In my work I focus on specific themes that question different aspects of culture, history and the contemporary. My interest revolves around feminist issues, cultural difference, otherness, antagonism in society, post-industrialism, landscape, bird, stone, time, and the politics of memory. Over the past twenty-one years, I have worked extensively with audio-visual stories and essays focusing on person, place, and character, as well as photography, drawing, text, and prose. Each project relates to a specific theme. I explore different ways of storytelling, from the documentary to the fictional, and the projects are often presented as single or multi-channel video installations or multimedia installations.
I am currently a resident at Storeteigen in Hardanger and Voss Museum, as a part of my dialogue with Kunsthuset Kabuso in Øystese, where I am researching the life situations of the female characters in local author Gro Holm’s (1878 -1949) trilogy Løstølfolket and working on the second part of my ongoing project about the Austrian philosopher Helene von Druskowitz (1856-1918). The film Suspended Dust that will be shown at Coast Contemporary this year represents the starting point of my investigation of the conditions for the role of the female around the turn of the 19th century.
About Suspended Dust HD video, 25 min. 2015:
A woman starts roaming around after her grave and remains are moved from one place to another in the Kukia Cemetery in Tbilisi, Georgia. The woman is the Norwegian writer Dagny Juel Przybyzewska (1867-1901), who was shot to death in a hotel room in Tbilisi by an admirer in 1901. Through a dreamlike, female voiceover she reflects on her past and present life, male acquaintances such as Edvard Munch and August Strindberg, and her husband the Polish writer Stanislaw Przybyzewski. She has a growing desire to visit her childhood home.
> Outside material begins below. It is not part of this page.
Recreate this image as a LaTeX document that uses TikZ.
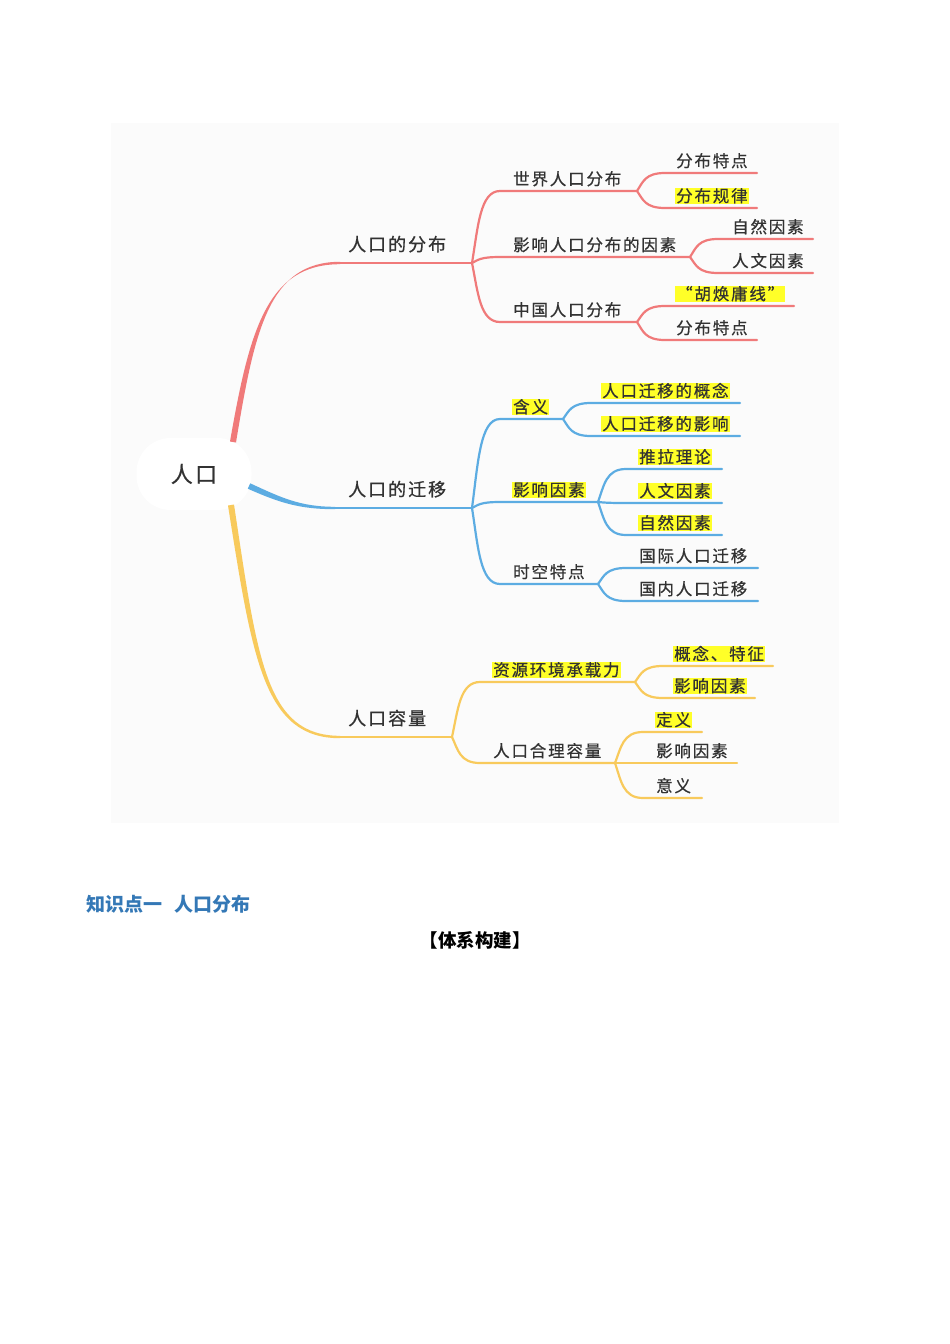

That proves to be problematic.
Stenseth studied at the Bergen Academy of Art and Design and Oslo National Academy of the Arts, as well as Creative Writing at The Arctic University of Norway/UiT and graduated in 1993.
Selected exhibitions include Museum Folkwang, Germany, Tent, Rotterdam, Liverpool Biennial, Stensersen Museum and Haugar Vestfold Kunstmuseum, Norway, Depo, Istanbul, Gothenburg City Museum, Sweden, Tbilisi History Museum Karvasla, Georgia and in countries including Lebanon, Kosovo, Argentina, Russia, France, Ukraine, China and Australia.
Her work is represented in the public collections of Sogn og Fjordane Kunstmuseum, Stavanger Artmuseum, Sørlandets Kunstmuseum, The National Museum and Preus National Museum of Photography. Recent exhibitions include Haugar Vestfold Kunstmuseum, Norway, Center of Contemporary Art /Writers House of Gerogia, Tbilisi, Fotogalleriet, Oslo and Titanikas, Vilnius.